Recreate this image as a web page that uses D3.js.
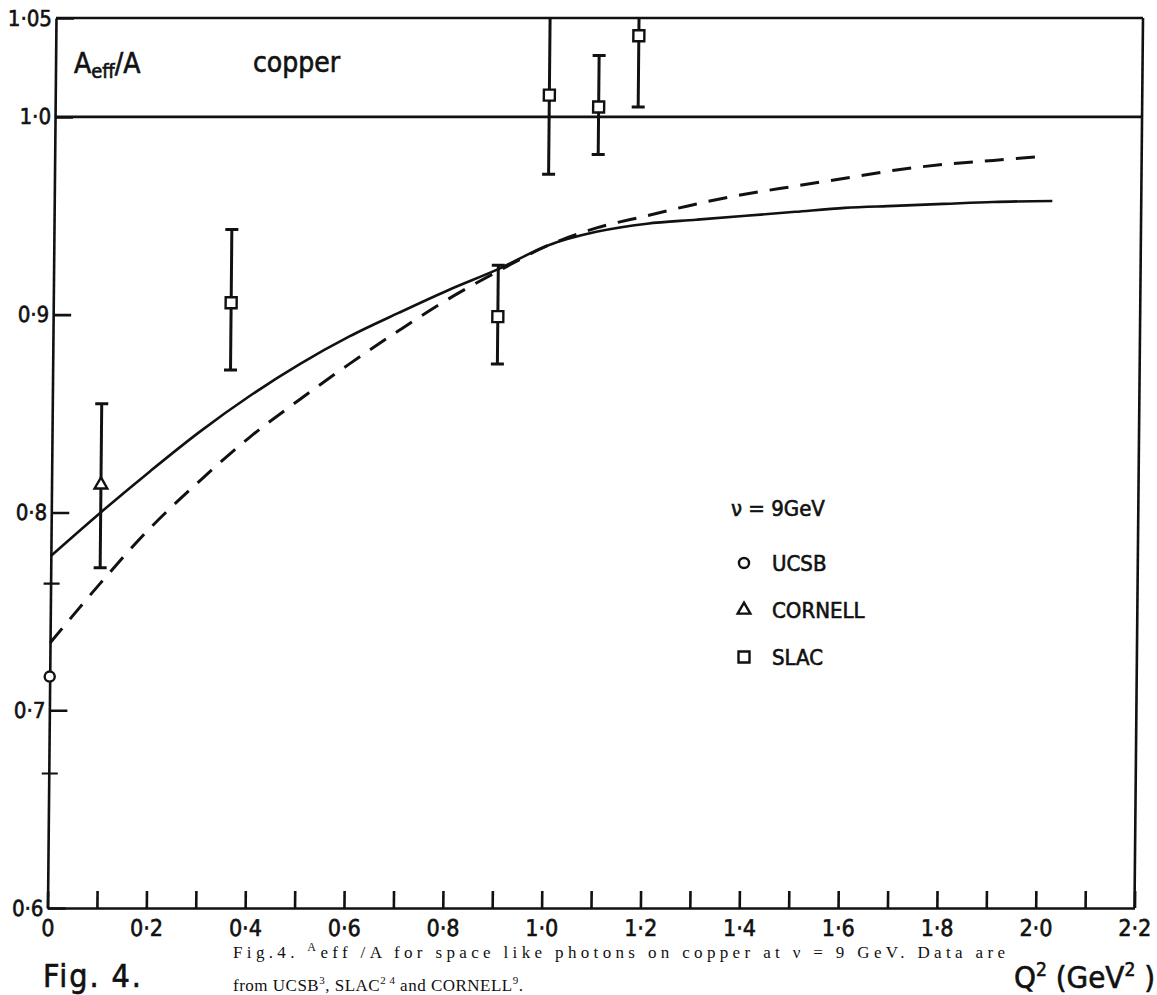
<!DOCTYPE html>
<html>
<head>
<meta charset="utf-8">
<script src="https://cdn.jsdelivr.net/npm/d3@7"></script>
<style>
  body { margin: 0; background: #fff; }
  svg { display: block; }
  .lab { font-family: "DejaVu Sans Condensed", "DejaVu Sans", sans-serif; fill: #111; stroke: #111; stroke-width: 0.6px; }
  .cap { font-family: "Liberation Serif", serif; fill: #111; }
</style>
</head>
<body>
<svg id="chart" width="1157" height="995"></svg>
<script>
// model curves (Q^2 in GeV^2, Aeff/A)
const solidQ = [0, 0.1, 0.2, 0.3, 0.4, 0.5, 0.6, 0.7, 0.8, 0.9, 1.0, 1.1, 1.2, 1.3, 1.4, 1.5, 1.6, 1.7, 1.8, 1.9, 2.02];
const solidA = [0.778, 0.800, 0.821, 0.841, 0.859, 0.875, 0.889, 0.901, 0.9125, 0.923, 0.935, 0.942, 0.946, 0.948, 0.950, 0.952, 0.954, 0.955, 0.956, 0.957, 0.9575];
const dashQ = [0, 0.1, 0.2, 0.3, 0.4, 0.5, 0.6, 0.7, 0.8, 0.9, 1.0, 1.1, 1.2, 1.3, 1.4, 1.5, 1.6, 1.7, 1.8, 1.9, 2.0];
const dashA = [0.734, 0.764, 0.792, 0.816, 0.838, 0.857, 0.875, 0.892, 0.908, 0.922, 0.935, 0.944, 0.950, 0.956, 0.961, 0.965, 0.969, 0.973, 0.976, 0.978, 0.980];

// measurements
const ucsbQ = [0];
const ucsbA = [0.717];
const cornellQ = [0.10];
const cornellA = [0.814];
const cornellLo = [0.772];
const cornellHi = [0.855];
const slacQ = [0.36, 0.90, 1.00, 1.10, 1.18];
const slacA = [0.906, 0.899, 1.011, 1.005, 1.041];
const slacLo = [0.872, 0.875, 0.971, 0.981, 1.005];
const slacHi = [0.943, 0.925, 1.05, 1.031, 1.05];   // 1.05 = bar runs into the frame

// ticks
const xLabelVals = [0, 0.2, 0.4, 0.6, 0.8, 1.0, 1.2, 1.4, 1.6, 1.8, 2.0, 2.2];
const xTickLabels = ["0", "0·2", "0·4", "0·6", "0·8", "1·0", "1·2", "1·4", "1·6", "1·8", "2·0", "2·2"];
const xMinorTicks = [0.1, 0.3, 0.5, 0.7, 0.9, 1.1, 1.3, 1.5, 1.7, 1.9, 2.1];
const yTickVals = [1.05, 1.0, 0.9, 0.8, 0.7, 0.6];
const yTickLabels = ["1·05", "1·0", "0·9", "0·8", "0·7", "0·6"];
const yCrossTicks = [0.764, 0.668];

const legendNames = ["UCSB", "CORNELL", "SLAC"];
const legendSymbols = ["circle", "triangle", "square"];

const W = 1087, H = 890;
const svg = d3.select("#chart");
// the scan is slightly sheared; reproduce with a small skew
const g = svg.append("g").attr("transform", "translate(56,18) skewX(-0.547)");

const x = d3.scaleLinear().domain([0, 2.2]).range([0, W]);
const y = d3.scaleLinear().domain([0.6, 1.05]).range([H, 0]);

const symPath = {
  circle: d3.symbol().type(d3.symbolCircle).size(80),
  triangle: d3.symbol().type(d3.symbolTriangle).size(70),
  square: d3.symbol().type(d3.symbolSquare).size(121)
};

// x axis
const xAxis = g.append("g")
  .attr("transform", "translate(0," + H + ")")
  .call(d3.axisBottom(x)
    .tickValues(xLabelVals.concat(xMinorTicks))
    .tickSizeInner(-17).tickSizeOuter(0).tickPadding(12)
    .tickFormat(d => { const i = xLabelVals.indexOf(d); return i < 0 ? "" : xTickLabels[i]; }));
xAxis.select(".domain").attr("stroke", "#111").attr("stroke-width", 2.6);
xAxis.selectAll(".tick line").attr("stroke", "#111").attr("stroke-width", 2.6);
xAxis.selectAll(".tick text").attr("class", "lab").style("font-size", "23px");

// y axis
const yAxis = g.append("g")
  .call(d3.axisLeft(y)
    .tickValues(yTickVals)
    .tickSizeInner(-18).tickSizeOuter(0).tickPadding(4)
    .tickFormat((d, i) => yTickLabels[i]));
yAxis.select(".domain").attr("stroke", "#111").attr("stroke-width", 2.6);
yAxis.selectAll(".tick line").attr("stroke", "#111").attr("stroke-width", 2.6);
yAxis.selectAll(".tick text").attr("class", "lab").style("font-size", "22px");

// little crossing ticks on the left axis
g.selectAll(".cross").data(yCrossTicks).enter().append("line")
  .attr("x1", -7).attr("x2", 9)
  .attr("y1", d => y(d)).attr("y2", d => y(d))
  .attr("stroke", "#111").attr("stroke-width", 2.2);

// frame: top, right, and the A/A = 1 line
[1.05, 1.0].forEach(v => {
  g.append("line").attr("x1", 0).attr("x2", x(2.2))
    .attr("y1", y(v)).attr("y2", y(v))
    .attr("stroke", "#111").attr("stroke-width", 2.6);
});
g.append("line").attr("x1", x(2.2)).attr("x2", x(2.2))
  .attr("y1", y(1.05)).attr("y2", y(0.6))
  .attr("stroke", "#111").attr("stroke-width", 2.6);

// model curves
const line = d3.line().x(d => x(d[0])).y(d => y(d[1])).curve(d3.curveCatmullRom);
g.append("path").datum(d3.zip(solidQ, solidA))
  .attr("d", line).attr("fill", "none").attr("stroke", "#111").attr("stroke-width", 2.6);
g.append("path").datum(d3.zip(dashQ, dashA))
  .attr("d", line).attr("fill", "none").attr("stroke", "#111").attr("stroke-width", 3)
  .attr("stroke-dasharray", "19,12");

// error bars
const bars = d3.zip(cornellQ, cornellLo, cornellHi).concat(d3.zip(slacQ, slacLo, slacHi));
const eb = g.selectAll(".eb").data(bars).enter().append("g");
eb.append("line")
  .attr("x1", d => x(d[0])).attr("x2", d => x(d[0]))
  .attr("y1", d => y(d[1])).attr("y2", d => y(Math.min(d[2], 1.05)))
  .attr("stroke", "#111").attr("stroke-width", 3);
eb.append("line")
  .attr("x1", d => x(d[0]) - 6.5).attr("x2", d => x(d[0]) + 6.5)
  .attr("y1", d => y(d[1])).attr("y2", d => y(d[1]))
  .attr("stroke", "#111").attr("stroke-width", 3);
eb.filter(d => d[2] < 1.05).append("line")
  .attr("x1", d => x(d[0]) - 6.5).attr("x2", d => x(d[0]) + 6.5)
  .attr("y1", d => y(d[2])).attr("y2", d => y(d[2]))
  .attr("stroke", "#111").attr("stroke-width", 3);

// markers
function markers(qs, as, sym) {
  g.selectAll(".m-" + sym).data(d3.zip(qs, as)).enter().append("path")
    .attr("d", symPath[sym]())
    .attr("transform", d => "translate(" + x(d[0]) + "," + y(d[1]) + ")")
    .attr("fill", "#fff").attr("stroke", "#111").attr("stroke-width", 2.4);
}
markers(ucsbQ, ucsbA, "circle");
markers(cornellQ, cornellA, "triangle");
markers(slacQ, slacA, "square");

// legend
svg.append("text").attr("class", "lab").attr("x", 731).attr("y", 516)
  .style("font-size", "22px").text("ν = 9GeV");
const leg = svg.selectAll(".leg").data(legendNames).enter().append("g")
  .attr("transform", (d, i) => "translate(744," + (563 + i * 47) + ")");
leg.append("path")
  .attr("d", (d, i) => symPath[legendSymbols[i]]())
  .attr("fill", "#fff").attr("stroke", "#111").attr("stroke-width", 2.4);
leg.append("text").attr("class", "lab").attr("x", 28).attr("y", 8)
  .style("font-size", "22px").text(d => d);

// titles inside the frame
const t1 = svg.append("text").attr("class", "lab").attr("x", 74).attr("y", 73).style("font-size", "28px");
t1.append("tspan").text("A");
t1.append("tspan").attr("dy", 5).style("font-size", "20px").text("eff");
t1.append("tspan").attr("dy", -5).text("/A");
svg.append("text").attr("class", "lab").attr("x", 253).attr("y", 72)
  .style("font-size", "28px").text("copper");

// bottom labels
svg.append("text").attr("class", "lab").attr("x", 43).attr("y", 987)
  .style("font-size", "32px").attr("textLength", 98).attr("lengthAdjust", "spacing").text("Fig.  4.");
const qt = svg.append("text").attr("class", "lab").attr("x", 1014).attr("y", 988).style("font-size", "31px");
qt.append("tspan").text("Q");
qt.append("tspan").attr("dy", -12).style("font-size", "19px").text("2");
qt.append("tspan").attr("dy", 12).text(" (GeV");
qt.append("tspan").attr("dy", -12).style("font-size", "19px").text("2");
qt.append("tspan").attr("dy", 12).text(" )");

// caption
const c1 = svg.append("text").attr("class", "cap").attr("x", 233).attr("y", 958).style("font-size", "17px");
c1.append("tspan").text("Fig.4.  ");
c1.append("tspan").attr("dy", -7).style("font-size", "12px").text("A");
c1.append("tspan").attr("dy", 7).text("eff /A for space like photons on copper at ν = 9 GeV. Data are");
c1.attr("textLength", 772).attr("lengthAdjust", "spacing");
const c2 = svg.append("text").attr("class", "cap").attr("x", 233).attr("y", 991).style("font-size", "17px");
c2.append("tspan").text("from UCSB");
c2.append("tspan").attr("dy", -7).style("font-size", "11px").text("3");
c2.append("tspan").attr("dy", 7).text(", SLAC");
c2.append("tspan").attr("dy", -7).style("font-size", "11px").text("2 4");
c2.append("tspan").attr("dy", 7).text(" and CORNELL");
c2.append("tspan").attr("dy", -7).style("font-size", "11px").text("9");
c2.append("tspan").attr("dy", 7).text(".");
c2.attr("textLength", 290).attr("lengthAdjust", "spacing");
</script>
</body>
</html>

★ ★ ★ ★

**Exercise directions**
Take the material above from its first line through the line holding "const slacHi = [0.943, 0.925, 1.05, 1.031, 1.05];" and set it down exactly, without the pictures.

**Solution**
Recreate this image as a web page that uses D3.js.
<!DOCTYPE html>
<html>
<head>
<meta charset="utf-8">
<script src="https://cdn.jsdelivr.net/npm/d3@7"></script>
<style>
  body { margin: 0; background: #fff; }
  svg { display: block; }
  .lab { font-family: "DejaVu Sans Condensed", "DejaVu Sans", sans-serif; fill: #111; stroke: #111; stroke-width: 0.6px; }
  .cap { font-family: "Liberation Serif", serif; fill: #111; }
</style>
</head>
<body>
<svg id="chart" width="1157" height="995"></svg>
<script>
// model curves (Q^2 in GeV^2, Aeff/A)
const solidQ = [0, 0.1, 0.2, 0.3, 0.4, 0.5, 0.6, 0.7, 0.8, 0.9, 1.0, 1.1, 1.2, 1.3, 1.4, 1.5, 1.6, 1.7, 1.8, 1.9, 2.02];
const solidA = [0.778, 0.800, 0.821, 0.841, 0.859, 0.875, 0.889, 0.901, 0.9125, 0.923, 0.935, 0.942, 0.946, 0.948, 0.950, 0.952, 0.954, 0.955, 0.956, 0.957, 0.9575];
const dashQ = [0, 0.1, 0.2, 0.3, 0.4, 0.5, 0.6, 0.7, 0.8, 0.9, 1.0, 1.1, 1.2, 1.3, 1.4, 1.5, 1.6, 1.7, 1.8, 1.9, 2.0];
const dashA = [0.734, 0.764, 0.792, 0.816, 0.838, 0.857, 0.875, 0.892, 0.908, 0.922, 0.935, 0.944, 0.950, 0.956, 0.961, 0.965, 0.969, 0.973, 0.976, 0.978, 0.980];

// measurements
const ucsbQ = [0];
const ucsbA = [0.717];
const cornellQ = [0.10];
const cornellA = [0.814];
const cornellLo = [0.772];
const cornellHi = [0.855];
const slacQ = [0.36, 0.90, 1.00, 1.10, 1.18];
const slacA = [0.906, 0.899, 1.011, 1.005, 1.041];
const slacLo = [0.872, 0.875, 0.971, 0.981, 1.005];
const slacHi = [0.943, 0.925, 1.05, 1.031, 1.05];   // 1.05 = bar runs into the frame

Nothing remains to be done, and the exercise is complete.